The underlying facts, as reflected in the concurrence, involve A.B. allegedly having had sexual contact with Dudley while believing him to be another individual identified as CTD. The “hookup text,” sent at 2:16 a.m., was at the center of the dispute over what the defense could use to cross-examine the victim at trial.
The Court’s Holding
The First Circuit granted the State’s writ and reversed the district court’s ruling, holding that the district court abused its discretion by admitting the “hookup text” for cross-examination of the victim. The court held that Louisiana’s rape shield statute, La. Code Evid. art. 412(A) & (F), protects victims of rape from having their sexual history made public, and that this protection must be balanced against a defendant’s right to present a defense.
The court concluded that the right to present a defense does not require a trial court to admit irrelevant evidence or evidence whose minimal probative value is substantially outweighed by other legitimate considerations in the administration of justice, citing State v. Dillon, 2018-0027 (La. App. 1st Cir. 9/21/18) and State v. Curtin, 2022-1110 (La. App. 1st Cir. 10/5/23), 376 So.3d 918.

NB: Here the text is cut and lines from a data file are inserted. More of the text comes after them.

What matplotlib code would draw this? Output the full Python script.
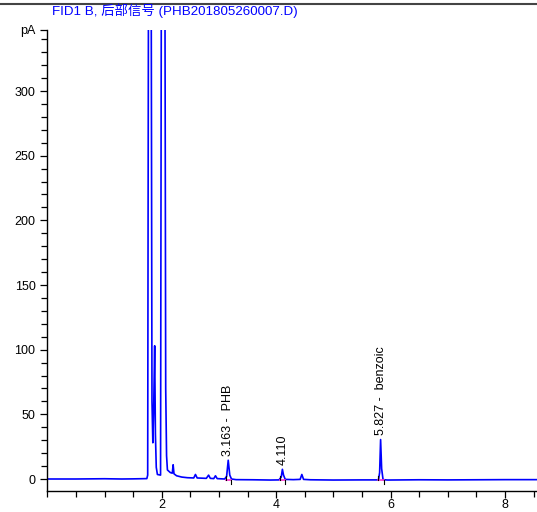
import matplotlib
matplotlib.use("Agg")
import matplotlib.pyplot as plt
from matplotlib.lines import Line2D
from matplotlib.ticker import MultipleLocator

# chromatogram trace (min, pA)
time = [0.0, 0.5, 1.0, 1.3, 1.5, 1.74, 1.755, 1.77, 1.815, 1.83, 1.845, 1.86,
        1.877, 1.89, 1.905, 1.925, 1.98, 1.995, 2.055, 2.07, 2.085, 2.10, 2.15,
        2.185, 2.20, 2.215, 2.26, 2.35, 2.45, 2.56, 2.59, 2.62, 2.78, 2.82, 2.85,
        2.91, 2.94, 2.97, 3.10, 3.135, 3.163, 3.19, 3.22, 3.30, 3.6, 3.9, 4.05,
        4.09, 4.11, 4.13, 4.16, 4.30, 4.42, 4.45, 4.48, 4.6, 5.0, 5.5, 5.79,
        5.81, 5.827, 5.845, 5.87, 5.95, 6.5, 7.0, 7.5, 8.0, 8.6]
signal = [0.0, 0.0, 0.2, 0.0, 0.1, 0.3, 3.0, 420, 420, 60, 28, 55,
          103, 35, 9, 3.5, 3.0, 420, 420, 70, 18, 7, 5,
          4.5, 11, 4, 2.5, 1.5, 1.0, 0.8, 3.5, 0.8, 0.5, 3.0, 0.5,
          0.3, 2.5, 0.3, 0.0, 2.0, 14.5, 3.0, 0.0, -0.5, -0.6, -0.8, -0.7,
          1.5, 7.5, 3.0, -0.3, -0.5, -0.3, 3.5, -0.3, -0.6, -0.8, -0.7, -0.7,
          5.0, 30.5, 8.0, -0.5, -0.8, -0.6, -0.7, -0.6, -0.5, -0.5]

# integrated peaks
peak_rt = [3.163, 4.110, 5.827]
peak_height = [14.5, 7.5, 30.5]
peak_names = ["3.163 -  PHB", "4.110", "5.827 -  benzoic"]
peak_start = [3.12, 4.07, 5.79]
peak_end = [3.22, 4.16, 5.88]

title = "FID1 B, 后部信号 (PHB201805260007.D)"
fonts = ["Liberation Sans", "Noto Sans CJK SC", "DejaVu Sans"]
plt.rcParams["font.family"] = fonts

fig = plt.figure(figsize=(5.37, 5.12), dpi=100)
ax = fig.add_axes([47.3 / 537, 1 - 491 / 512, 1 - 47.3 / 537, (491 - 30) / 512])

ax.plot(time, signal, color="#0000ff", lw=1.2)

# baseline marks of the integrator
for s, e in zip(peak_start, peak_end):
    ax.plot([s, e], [-0.6, -0.6], color="#ff33cc", lw=1.2)
    ax.plot([s, s], [-0.6, 2.5], color="black", lw=0.8)
    ax.plot([e, e], [-0.6, -4], color="black", lw=0.8)

for rt, h, name in zip(peak_rt, peak_height, peak_names):
    ax.annotate(name, (rt, h), xytext=(0, 3), textcoords="offset points",
                rotation=90, ha="center", va="bottom", fontsize=9)

ymax = (479 - 30) / 1.2933
ymin = -(491 - 479) / 1.2933
ax.set_ylim(ymin, ymax)
ax.set_xlim(0, (537 - 47.3) / 57.2)

ax.set_yticks([0, 50, 100, 150, 200, 250, 300, ymax])
ax.set_yticklabels(["0", "50", "100", "150", "200", "250", "300", "pA"])
ax.yaxis.set_minor_locator(MultipleLocator(10))
ax.set_xticks([2, 4, 6, 8])
ax.xaxis.set_minor_locator(MultipleLocator(0.5))
ax.tick_params(labelsize=9, length=5, width=0.9, direction="out")
ax.tick_params(which="minor", length=4, width=0.9)
ax.tick_params(axis="x", pad=1)

for side in ["top", "right"]:
    ax.spines[side].set_visible(False)
ax.spines["left"].set_linewidth(1.0)
ax.spines["bottom"].set_linewidth(1.0)

fig.text(52 / 537, 1 - 11 / 512, title, color="#0000ff", fontsize=9.6,
         ha="left", va="center")
fig.add_artist(Line2D([0, 1], [1 - 4 / 512, 1 - 4 / 512], color="#444444", lw=1.5))

fig.savefig("out.png", dpi=100)
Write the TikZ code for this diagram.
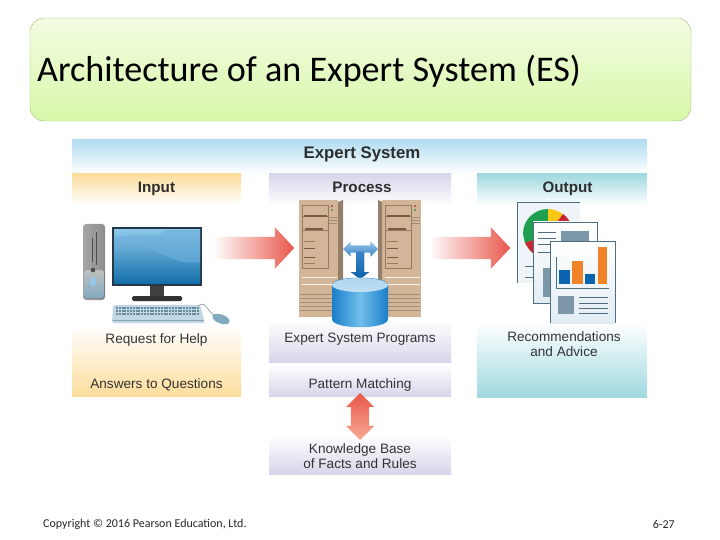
\documentclass[tikz,border=0pt]{standalone}
\usepackage{fontspec}
\setmainfont{Liberation Sans}
\newfontfamily\titlefont{Carlito}
\usetikzlibrary{shapes.arrows, shapes.geometric}
\definecolor{inorange}{HTML}{FCDD9C}
\definecolor{prolav}{HTML}{D6D6EA}
\definecolor{outteal}{HTML}{9FD9DF}
\definecolor{headblue}{HTML}{B2DDF1}
\definecolor{servertan}{HTML}{D3B598}
\definecolor{tandark}{HTML}{7A5A40}
\definecolor{docline}{HTML}{4F6F80}
\definecolor{docgray}{HTML}{7B97A8}
\definecolor{titleedge}{HTML}{A8B878}
\definecolor{titletop}{HTML}{F3FCE2}
\definecolor{titlelow}{HTML}{D8F7A8}
\definecolor{arrowred}{HTML}{E9574B}
\definecolor{arrowpale}{HTML}{F7AA94}
\definecolor{bluelight}{HTML}{96C8EB}
\definecolor{bluemid}{HTML}{3C82C3}
\definecolor{bluedark}{HTML}{1A7ECA}
\definecolor{bluesoft}{HTML}{70BEEC}
\definecolor{bluetop}{HTML}{C0E0F2}
\definecolor{screenlow}{HTML}{1470AA}
\definecolor{screentop}{HTML}{8CC6E8}
\definecolor{screenmid}{HTML}{6CB0DC}
\definecolor{bezel}{HTML}{24384A}
\definecolor{keyblue}{HTML}{C0D8E4}
\definecolor{keydark}{HTML}{6A8A9E}
\definecolor{mouseblue}{HTML}{82AABE}
\definecolor{piegreen}{HTML}{1EA050}
\definecolor{pieyellow}{HTML}{FAC814}
\definecolor{piered}{HTML}{C82832}
\definecolor{barblue}{HTML}{0A64AF}
\definecolor{barorange}{HTML}{F08228}
\definecolor{docpale}{HTML}{E2ECF3}
\tikzset{
	band/.style={anchor=north west, inner sep=0pt, outer sep=0pt},
	caption/.style={font=\fontsize{13.6}{15}\selectfont, text=black!80, align=center, inner sep=0pt},
	headtext/.style={font=\fontsize{15.2}{17}\selectfont\bfseries, text=black!82, inner sep=0pt, anchor=base},
	fatarrow/.style={single arrow, inner xsep=0pt, inner ysep=11pt, outer sep=0pt, minimum height=81pt,
		single arrow head extend=9.5pt, single arrow tip angle=94, left color=white, right color=arrowred},
	foot/.style={font=\titlefont\fontsize{12}{14}\selectfont, text=black!85, inner sep=0pt}
}
\begin{document}
\begin{tikzpicture}[x=1pt, y=-1pt]
	\useasboundingbox (0, 0) rectangle (720, 540);

	\node[band, draw=titleedge, rounded corners=14pt, minimum width=661pt, minimum height=103pt,
		top color=titletop, bottom color=titlelow] at (30, 18) (titlebox) {};
	\node[anchor=west, inner sep=0pt, font=\titlefont\fontsize{36.1}{40}\selectfont] at (37, 71.5) (title) {Architecture of an Expert System (ES)};

	\node[band, minimum width=575pt, minimum height=34pt, top color=headblue, bottom color=white] at (72, 140) (system) {};
	\node[headtext, font=\fontsize{16.8}{19}\selectfont\bfseries] at (362, 158.5) (systemtext) {Expert System};

	\node[band, minimum width=169pt, minimum height=31pt, top color=inorange, bottom color=white] at (72, 174) (input) {};
	\node[band, minimum width=169pt, minimum height=71pt, top color=white, bottom color=inorange] at (72, 325) (inputlow) {};
	\node[band, minimum width=182pt, minimum height=31pt, top color=prolav, bottom color=white] at (269, 174) (process) {};
	\node[band, minimum width=182pt, minimum height=42pt, top color=white, bottom color=prolav] at (269, 320) (processlow) {};
	\node[band, minimum width=182pt, minimum height=32pt, top color=white, bottom color=prolav] at (269, 364) (pattern) {};
	\node[band, minimum width=182pt, minimum height=39pt, top color=white, bottom color=prolav] at (269, 435) (knowledge) {};
	\node[band, minimum width=170pt, minimum height=31pt, top color=outteal, bottom color=white] at (477, 174) (output) {};
	\node[band, minimum width=170pt, minimum height=74pt, top color=white, bottom color=outteal] at (477, 323) (outputlow) {};

	\node[headtext] at (156.5, 193) (inputtext) {Input};
	\node[headtext] at (362, 193) (processtext) {Process};
	\node[headtext] at (567.5, 193) (outputtext) {Output};
	\node[caption, anchor=base] at (156.5, 343) (help) {Request for Help};
	\node[caption, anchor=base] at (156.5, 388) (answers) {Answers to Questions};
	\node[caption, anchor=base] at (360, 342) (programs) {Expert System Programs};
	\node[caption, anchor=base] at (360, 388) (matching) {Pattern Matching};
	\node[caption] at (360, 456) (facts) {Knowledge Base\\of Facts and Rules};
	\node[caption] at (564, 344.5) (advice) {Recommendations\\and Advice};

	\node[fatarrow] at (248.5, 248) (arrowin) {};
	\node[fatarrow] at (464.5, 248) (arrowout) {};

	\node[double arrow, inner sep=9pt, outer sep=0pt, minimum height=47pt, double arrow head extend=5pt,
		double arrow tip angle=90, shape border rotate=90, top color=arrowred, bottom color=arrowpale] at (360, 416.5) (exchange) {};

	\foreach \sx in {299, 382} {
		\fill[servertan] (\sx, 200) rectangle (\sx+39, 317);
		\draw[tandark!80, line width=0.5pt] (\sx+3, 205) rectangle (\sx+29, 268);
		\draw[tandark!80, line width=0.5pt] (\sx+3, 216) -- (\sx+29, 216) (\sx+3, 230) -- (\sx+29, 230);
		\draw[tandark, line width=1.3pt] (\sx+5, 216) -- (\sx+28, 216) (\sx+6, 229) -- (\sx+24, 229);
		\foreach \ly in {248, 257} \draw[tandark, line width=1pt] (\sx+5, \ly) -- (\sx+16, \ly);
		\foreach \ly in {241, 263} \draw[tandark!80, line width=0.4pt] (\sx+5, \ly) -- (\sx+16, \ly);
		\foreach \ly in {217, 220, 223} \draw[tandark!70, line width=0.7pt] (\sx+30, \ly) -- (\sx+38, \ly);
		\foreach \ly in {277, 284} \draw[white!85!servertan, line width=0.7pt] (\sx+3, \ly) -- (\sx+38, \ly);
		\foreach \ly in {294, 298, 302, 306, 310} \draw[tandark!70, line width=0.5pt] (\sx+1, \ly) -- (\sx+38, \ly);
		\fill[red!70!black] (\sx+33, 206) circle (0.8);
		\fill[green!50!black] (\sx+33, 210) circle (0.8);
	}
	\fill[servertan!70!black] (338, 202) -- (343, 200) -- (343, 317) -- (338, 317) -- cycle;
	\fill[servertan!70!black] (378, 200) -- (382, 202) -- (382, 317) -- (378, 317) -- cycle;

	\node[double arrow, inner xsep=0pt, inner ysep=3.5pt, outer sep=0pt, minimum height=35pt, double arrow head extend=4pt,
		double arrow tip angle=90, top color=bluelight, bottom color=bluemid] at (360.5, 249) (bluewide) {};
	\fill[top color=bluemid, bottom color=barblue]
		(356, 252) -- (364, 252) -- (364, 272) -- (369, 272) -- (360, 279) -- (351, 272) -- (356, 272) -- cycle;

	\shade[left color=bluedark, right color=bluedark, middle color=bluesoft]
		(332, 285) -- (332, 319) .. controls (332, 330) and (388, 330) .. (388, 319) -- (388, 285) .. controls (388, 275) and (332, 275) .. (332, 285);
	\node[ellipse, inner sep=0pt, minimum width=56pt, minimum height=14pt, top color=bluetop!90!bluedark, bottom color=bluetop] at (360, 285) (dbtop) {};

	\shade[left color=black!35, middle color=black!55, right color=black!45, rounded corners=3pt] (83, 224) rectangle (105, 300);
	\fill[top color=black!25, bottom color=mouseblue, rounded corners=2pt] (84, 270) rectangle (104, 298);
	\draw[black!70, line width=0.7pt] (92, 238) -- (92, 262) (96, 232) -- (96, 265);
	\fill[black!70] (93, 270) circle (2.3);
	\fill[bluelight] (93, 282) ellipse (3 and 5);

	\fill[bezel] (112, 227) rectangle (202, 286);
	\fill[top color=screentop, bottom color=screenlow] (114, 230) rectangle (200, 283);
	\fill[screenmid, opacity=0.6] (114, 245) .. controls (150, 238) and (170, 268) .. (200, 262) -- (200, 230) -- (165, 230) .. controls (160, 240) and (135, 232) .. (114, 238) -- cycle;
	\fill[black!75] (150, 286) rectangle (164, 297);
	\fill[black!80, rounded corners=1.5pt] (132, 296) rectangle (182, 301);
	\fill[keyblue, rounded corners=2pt] (113, 305) -- (200, 305) -- (205, 323) -- (112, 323) -- cycle;
	\foreach \ky in {308, 311, 314} \draw[keydark, line width=1.2pt, dash pattern=on 2pt off 0.8pt] (116, \ky) -- (199, \ky);
	\draw[keydark!80, line width=0.8pt] (113, 320) -- (204, 320);
	\draw[black!50, line width=0.5pt] (198, 306) .. controls (206, 300) and (206, 310) .. (214, 315);
	\node[ellipse, rotate=-20, inner sep=0pt, minimum width=18pt, minimum height=9pt, fill=mouseblue] at (221, 319) (mouse) {};

	\fill[docpale!60] (517, 202) rectangle (580, 283);
	\draw[docline, line width=0.7pt] (517, 283) -- (517, 202) -- (580, 202);
	\begin{scope}
		\clip (517, 202) rectangle (580, 283);
		\fill[piegreen] (548, 234) -- (548, 209) .. controls (534, 209) and (523, 220) .. (523, 234) -- (525, 243) -- cycle;
		\fill[pieyellow] (548, 234) -- (548, 209) .. controls (553, 209) and (558, 211) .. (563, 214) -- cycle;
		\fill[piered] (548, 234) -- (563, 214) .. controls (571, 220) and (573, 228) .. (573, 234) -- cycle;
		\fill[piered] (548, 234) -- (525, 243) .. controls (530, 252) and (535, 256) .. (542, 258) -- cycle;
	\end{scope}
	\draw[docline, line width=0.6pt] (525, 266) -- (533, 266) (525, 277) -- (533, 277);

	\fill[top color=white, bottom color=docpale] (533, 222) rectangle (597, 303);
	\draw[docline, line width=0.7pt] (533, 222) rectangle (597, 303);
	\foreach \ly in {232, 238, 244, 252} \draw[docline, line width=0.6pt] (538, \ly) -- (556, \ly);
	\fill[docgray] (561, 231) rectangle (589, 241);
	\fill[docgray] (543, 268) rectangle (550, 297);

	\fill[top color=white, bottom color=docpale] (550, 241) rectangle (615, 323);
	\draw[docline, line width=0.7pt] (550, 323) -- (550, 241) -- (615, 241) -- (615, 323);
	\draw[docline, line width=0.7pt] (556, 257) -- (556, 288) -- (609, 288);
	\fill[barblue] (559, 270) rectangle (570, 284);
	\fill[barorange] (572, 261) rectangle (583, 284);
	\fill[barblue] (585, 274) rectangle (595, 284);
	\fill[barorange] (598, 247) rectangle (607, 284);
	\fill[docgray] (558, 296) rectangle (574, 314);
	\foreach \ly in {297, 303, 308, 313} \draw[docline, line width=0.6pt] (579, \ly) -- (608, \ly);

	\node[foot, anchor=west] at (43, 524) (copyright) {Copyright © 2016 Pearson Education, Ltd.};
	\node[foot, anchor=east] at (675, 524) (pageno) {6-27};

\end{tikzpicture}
\end{document}
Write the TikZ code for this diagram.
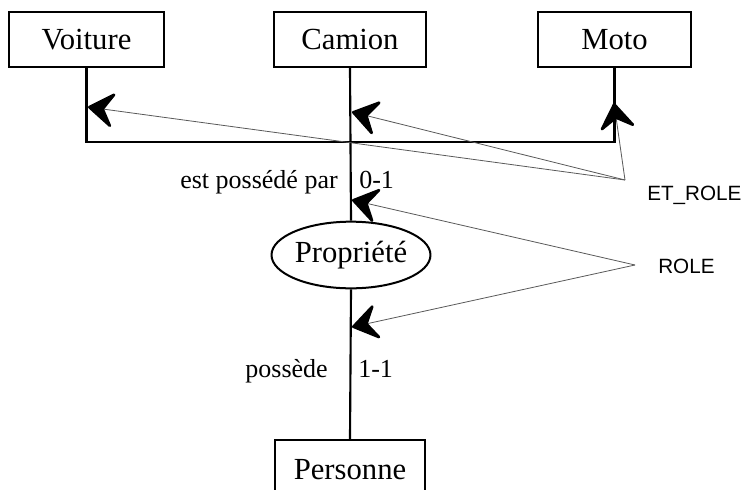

Chief Judge McClendon concurred separately to note that because the State was conceding the admissibility of the 2:16 a.m. text itself, Dudley retains the ability to argue or elicit testimony that A.B. had sex with him while believing him to be CTD — preserving a core component of his defense theory without opening the full rape shield inquiry the district court had allowed.
Key Takeaways
- Louisiana’s rape shield statute, La. Code Evid. art. 412, bars introduction of a victim’s sexual history unless the defendant clears the statutory threshold — a defendant’s general right to present a defense does not override that bar.
- Trial courts have discretion to exclude evidence whose probative value is substantially outweighed by legitimate interests in the administration of justice, including victim protection.
- The State’s concession on the 2:16 a.m. text left Dudley with a pathway to argue his mistaken-identity defense theory without the broader cross-examination the district court had permitted.
Why It Matters
This decision reinforces the protective scope of Louisiana’s rape shield statute and signals that appellate courts will use supervisory writs to correct premature or overbroad rulings that expose victims’ sexual histories before trial. Defense attorneys must satisfy the statutory balancing test — not merely invoke a constitutional right to present a defense — before a court may admit such evidence.
The concurrence also illustrates how prosecutorial concessions can shape the boundaries of admissibility mid-litigation: by conceding the 2:16 a.m. text, the State both narrowed the evidentiary dispute and preserved the appellate ruling’s practical effect, leaving the defendant a defined but limited avenue to advance his theory of the case.